Cour administrative d’appel de Versailles, 20 juillet 2017, N° 15VE02910

Une collectivité qui a mis fin à la protection fonctionnelle d’un agent à raison de sa condamnation pénale en première instance peut-elle être tenue de l’accorder rétroactivement si l’intéressé est relaxé en appel ?

Oui si la décision de la collectivité était uniquement fondée, pour retenir l’existence d’une faute personnelle justifiant qu’il soit mis fin à la protection fonctionnelle accordée à l’intéressé, sur les faits dont il avait été reconnu coupable. Ces faits ayant été remis en cause dans leur existence en appel, la décision de la collectivité mettant fin à la protection fonctionnelle repose sur des faits matériellement inexacts et doit, par suite, être annulée.
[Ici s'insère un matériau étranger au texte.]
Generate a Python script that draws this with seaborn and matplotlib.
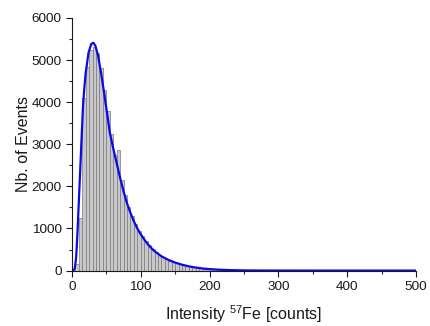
import numpy as np
import pandas as pd
import matplotlib
matplotlib.use("Agg")
import matplotlib.pyplot as plt
from matplotlib.ticker import MultipleLocator
import seaborn as sns

# histogram: left edge of each 5-count bin and number of events in it
bin_start = list(range(0, 250, 5))
bin_counts = [
    0, 150, 1260, 4095, 4845, 5240, 5320, 5170, 4800, 4300,
    3780, 3250, 2750, 2870, 2150, 1800, 1520, 1300, 1110, 950,
    820, 700, 600, 510, 440, 375, 320, 275, 235, 200,
    172, 148, 127, 108, 92, 78, 66, 56, 48, 41,
    35, 30, 25, 21, 18, 15, 12, 10, 8, 6,
]

# fitted curve
fit_x = [0, 2, 4, 6, 8, 10, 12, 14, 16, 18, 20, 24, 28, 31, 34, 38, 42, 46, 50,
         55, 60, 65, 70, 75, 80, 85, 90, 95, 100, 105, 110, 115, 120, 130, 140,
         150, 160, 170, 180, 190, 200, 215, 230, 250, 275, 300, 350, 500]
fit_y = [0, 0, 50, 300, 900, 1650, 2400, 3150, 3900, 4350, 4700, 5170, 5380,
         5410, 5340, 5100, 4720, 4300, 3850, 3280, 2900, 2550, 2200, 1880, 1600,
         1370, 1170, 1000, 860, 740, 630, 540, 460, 340, 255, 190, 140, 100, 72,
         50, 35, 20, 11, 5, 2, 1, 0, 0]

sns.set_style("ticks")
plt.rcParams["font.family"] = ["Liberation Sans", "DejaVu Sans"]
plt.rcParams["mathtext.default"] = "regular"

hist = pd.DataFrame({"x": np.array(bin_start) + 2.5, "n": bin_counts})
fit = pd.DataFrame({"x": fit_x, "y": fit_y})

fig = plt.figure(figsize=(4.31, 3.26), dpi=100)
ax = fig.add_axes([0.167, 0.17, 0.798, 0.775])

sns.histplot(data=hist, x="x", weights="n", binwidth=5, binrange=(0, 250),
             color="#c8c8c8", edgecolor="#7a7a7a", linewidth=0.5, alpha=1,
             ax=ax)
sns.lineplot(data=fit, x="x", y="y", color="#0a0ae6", linewidth=1.6, ax=ax)

ax.set_xlim(0, 500)
ax.set_ylim(0, 6000)
ax.xaxis.set_major_locator(MultipleLocator(100))
ax.xaxis.set_minor_locator(MultipleLocator(50))
ax.yaxis.set_major_locator(MultipleLocator(1000))
ax.yaxis.set_minor_locator(MultipleLocator(500))
ax.tick_params(which="major", length=4, width=0.8, labelsize=9.7, colors="#1a1a1a")
ax.tick_params(which="minor", length=2.5, width=0.8)
for s in ["left", "bottom"]:
    ax.spines[s].set_color("#1a1a1a")
    ax.spines[s].set_linewidth(0.8)
sns.despine(ax=ax)

ax.set_xlabel(r"Intensity $^{57}$Fe [counts]", fontsize=11.5, labelpad=7.5,
              color="#1a1a1a")
ax.set_ylabel("Nb. of Events", fontsize=11.5, labelpad=0, color="#1a1a1a")

fig.savefig("out.png", dpi=100)
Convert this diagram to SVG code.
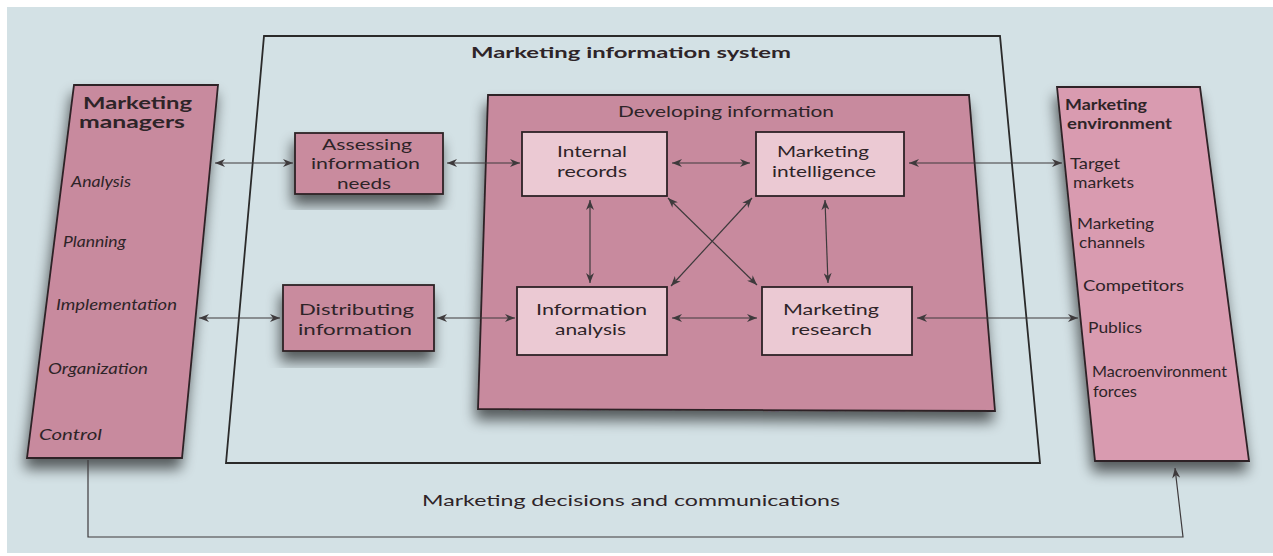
<svg xmlns="http://www.w3.org/2000/svg" width="1273" height="556" viewBox="0 0 1273 556">
<defs>
<style>
text{font-family:Lato,"Open Sans","Liberation Sans",sans-serif;fill:#2e2428;font-size:15px}
.b{font-weight:bold;font-size:16px}
.i{font-style:italic}
.panel{fill:#c88a9e;stroke:#2e2226;stroke-width:1.8}
.light{fill:#ebc9d3;stroke:#2e2226;stroke-width:1.8}
.box{fill:#c98b9e;stroke:#2e2226;stroke-width:1.8}
.env{fill:#d99bb0;stroke:#2e2226;stroke-width:1.8}
.conn line,.conn polyline{stroke:#3e3a3c;stroke-width:1.2;fill:none}
</style>
<marker id="ah" viewBox="0 0 10 8" refX="10" refY="4" markerWidth="11" markerHeight="8" markerUnits="userSpaceOnUse" orient="auto-start-reverse">
<path d="M0,0 L10,4 L0,8 L3,4 z" fill="#3e3a3c"/>
</marker>
<filter id="sh" x="-25%" y="-20%" width="150%" height="145%">
<feGaussianBlur in="SourceAlpha" stdDeviation="7"/>
<feOffset dx="-2" dy="10" result="b"/>
<feComponentTransfer><feFuncA type="linear" slope="0.6"/></feComponentTransfer>
<feMerge><feMergeNode/><feMergeNode in="SourceGraphic"/></feMerge>
</filter>
</defs>
<rect x="0" y="0" width="1273" height="556" fill="#ffffff"/>
<rect x="7" y="7" width="1266" height="546" fill="#d3e1e5"/>

<g id="mis-frame">
<polygon points="264,36 1000,36 1040,463 226,463" fill="none" stroke="#2a2a2a" stroke-width="1.8"/>
<text class="b" x="471" y="58" textLength="320" lengthAdjust="spacingAndGlyphs">Marketing information system</text>
</g>

<g id="marketing-managers">
<polygon class="panel" filter="url(#sh)" points="74,85 218,85 182,458 27,458"/>
<text class="b" x="83" y="109" textLength="109" lengthAdjust="spacingAndGlyphs" style="font-size:17px">Marketing</text>
<text class="b" x="79" y="128" textLength="106" lengthAdjust="spacingAndGlyphs" style="font-size:17px">managers</text>
<text class="i" x="71" y="187" textLength="60" lengthAdjust="spacingAndGlyphs">Analysis</text>
<text class="i" x="63" y="247" textLength="63" lengthAdjust="spacingAndGlyphs">Planning</text>
<text class="i" x="56" y="310" textLength="121" lengthAdjust="spacingAndGlyphs">Implementation</text>
<text class="i" x="48" y="374" textLength="100" lengthAdjust="spacingAndGlyphs">Organization</text>
<text class="i" x="39" y="440" textLength="63" lengthAdjust="spacingAndGlyphs">Control</text>
</g>

<g id="developing-information">
<polygon class="panel" filter="url(#sh)" points="488,95 969,95 995,411 478,409"/>
<text x="618" y="117" textLength="216" lengthAdjust="spacingAndGlyphs">Developing information</text>
</g>

<g id="assessing">
<rect class="box" filter="url(#sh)" x="295" y="133" width="148" height="61"/>
<text x="322" y="150" textLength="90" lengthAdjust="spacingAndGlyphs">Assessing</text>
<text x="311" y="169" textLength="109" lengthAdjust="spacingAndGlyphs">information</text>
<text x="337" y="189" textLength="54" lengthAdjust="spacingAndGlyphs">needs</text>
</g>

<g id="distributing">
<rect class="box" filter="url(#sh)" x="283" y="285" width="151" height="66"/>
<text x="299" y="315" textLength="115" lengthAdjust="spacingAndGlyphs">Distributing</text>
<text x="298" y="335" textLength="114" lengthAdjust="spacingAndGlyphs">information</text>
</g>

<g id="internal-records">
<rect class="light" x="522" y="132" width="145" height="64"/>
<text x="557" y="157" textLength="70" lengthAdjust="spacingAndGlyphs">Internal</text>
<text x="557" y="177" textLength="70" lengthAdjust="spacingAndGlyphs">records</text>
</g>

<g id="marketing-intelligence">
<rect class="light" x="756" y="132" width="148" height="64"/>
<text x="777" y="157" textLength="92" lengthAdjust="spacingAndGlyphs">Marketing</text>
<text x="772" y="177" textLength="104" lengthAdjust="spacingAndGlyphs">intelligence</text>
</g>

<g id="information-analysis">
<rect class="light" x="517" y="287" width="150" height="68"/>
<text x="536" y="315" textLength="111" lengthAdjust="spacingAndGlyphs">Information</text>
<text x="555" y="335" textLength="71" lengthAdjust="spacingAndGlyphs">analysis</text>
</g>

<g id="marketing-research">
<rect class="light" x="762" y="287" width="150" height="68"/>
<text x="783" y="315" textLength="96" lengthAdjust="spacingAndGlyphs">Marketing</text>
<text x="791" y="335" textLength="81" lengthAdjust="spacingAndGlyphs">research</text>
</g>

<g id="marketing-environment">
<polygon class="env" filter="url(#sh)" points="1057,87 1200,87 1249,461 1095,461"/>
<text class="b" x="1065" y="110" textLength="82" lengthAdjust="spacingAndGlyphs" style="font-size:15px">Marketing</text>
<text class="b" x="1067" y="129" textLength="105" lengthAdjust="spacingAndGlyphs" style="font-size:15px">environment</text>
<text x="1070" y="169" textLength="50" lengthAdjust="spacingAndGlyphs">Target</text>
<text x="1073" y="188" textLength="61" lengthAdjust="spacingAndGlyphs">markets</text>
<text x="1077" y="229" textLength="77" lengthAdjust="spacingAndGlyphs">Marketing</text>
<text x="1079" y="248" textLength="66" lengthAdjust="spacingAndGlyphs">channels</text>
<text x="1083" y="291" textLength="101" lengthAdjust="spacingAndGlyphs">Competitors</text>
<text x="1088" y="333" textLength="54" lengthAdjust="spacingAndGlyphs">Publics</text>
<text x="1092" y="377" textLength="135" lengthAdjust="spacingAndGlyphs">Macroenvironment</text>
<text x="1093" y="397" textLength="44" lengthAdjust="spacingAndGlyphs">forces</text>
</g>

<g id="connectors" class="conn">
<line x1="215" y1="163" x2="293" y2="163" marker-start="url(#ah)" marker-end="url(#ah)"/>
<line x1="447" y1="163" x2="520" y2="163" marker-start="url(#ah)" marker-end="url(#ah)"/>
<line x1="672" y1="163" x2="750" y2="163" marker-start="url(#ah)" marker-end="url(#ah)"/>
<line x1="909" y1="163" x2="1062" y2="163" marker-start="url(#ah)" marker-end="url(#ah)"/>
<line x1="199" y1="318" x2="280" y2="318" marker-start="url(#ah)" marker-end="url(#ah)"/>
<line x1="437" y1="318" x2="515" y2="318" marker-start="url(#ah)" marker-end="url(#ah)"/>
<line x1="672" y1="318" x2="757" y2="318" marker-start="url(#ah)" marker-end="url(#ah)"/>
<line x1="917" y1="318" x2="1078" y2="318" marker-start="url(#ah)" marker-end="url(#ah)"/>
<line x1="590" y1="200" x2="590" y2="283" marker-start="url(#ah)" marker-end="url(#ah)"/>
<line x1="825" y1="200" x2="828" y2="283" marker-start="url(#ah)" marker-end="url(#ah)"/>
<line x1="668" y1="198" x2="757" y2="285" marker-start="url(#ah)" marker-end="url(#ah)"/>
<line x1="752" y1="198" x2="671" y2="286" marker-start="url(#ah)" marker-end="url(#ah)"/>
<polyline points="88,460 88,537 1183,537 1175,468" marker-end="url(#ah)"/>
</g>

<g id="feedback-label">
<text x="422" y="506" textLength="418" lengthAdjust="spacingAndGlyphs">Marketing decisions and communications</text>
</g>
</svg>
En l’espèce une fonctionnaire (DGA) d’un conseil départemental était poursuivie pour des faits qualifiés de recel de détournement de fonds publics et de recel de faux en écriture publique. Initialement sa collectivité lui avait accordé le bénéfice de la protection fonctionnelle avant d’y mettre fin après la condamnation de l’intéressée en première instance. En effet, dans le cas où la collectivité publique a accordé la protection fonctionnelle, elle peut mettre fin à celle-ci pour l’avenir (mais pas de manière rétroactive) si elle constate postérieurement, sous le contrôle du juge, l’existence d’une faute personnelle [1].

Par cette décision, la collectivité arrêtait donc la prise en charge des frais de défense du fonctionnaire qui a relevé appel du jugement le condamnant. Mais en appel, la fonctionnaire est finalement relaxée... Elle demande donc à la collectivité d’annuler la décision mettant fin à la protection fonctionnelle pour obtenir le remboursement des frais qu’elle avait dû engager. La cour administrative d’appel de Versailles lui donne raison dès lors que motifs de l’arrêt prononçant la relaxe s’imposent aux autorités et juridictions administratives compte tenu de l’autorité absolue de chose jugée qui s’attache aux constatations de fait mentionnées dans les décisions du juge pénal et qui sont le support nécessaire de leur dispositif. Or il résulte de la lecture de l’arrêt que :
 la cour d’appel n’a constaté à l’encontre du fonctionnaire l’existence d’aucun acte matériel de détournement de fonds publics ni d’aucune intention d’en détourner ;
 les factures reprochées à l’intéressée ne peuvent pas être considérées comme des faux reprochables pénalement.

Ainsi dès lors que les faits sur lesquels s’appuyaient la collectivité ont été remis en cause dans leur existence par l’arrêt de la cour d’appel, la décision de la collectivité repose sur des faits matériellement inexacts et doit, par suite, être annulée.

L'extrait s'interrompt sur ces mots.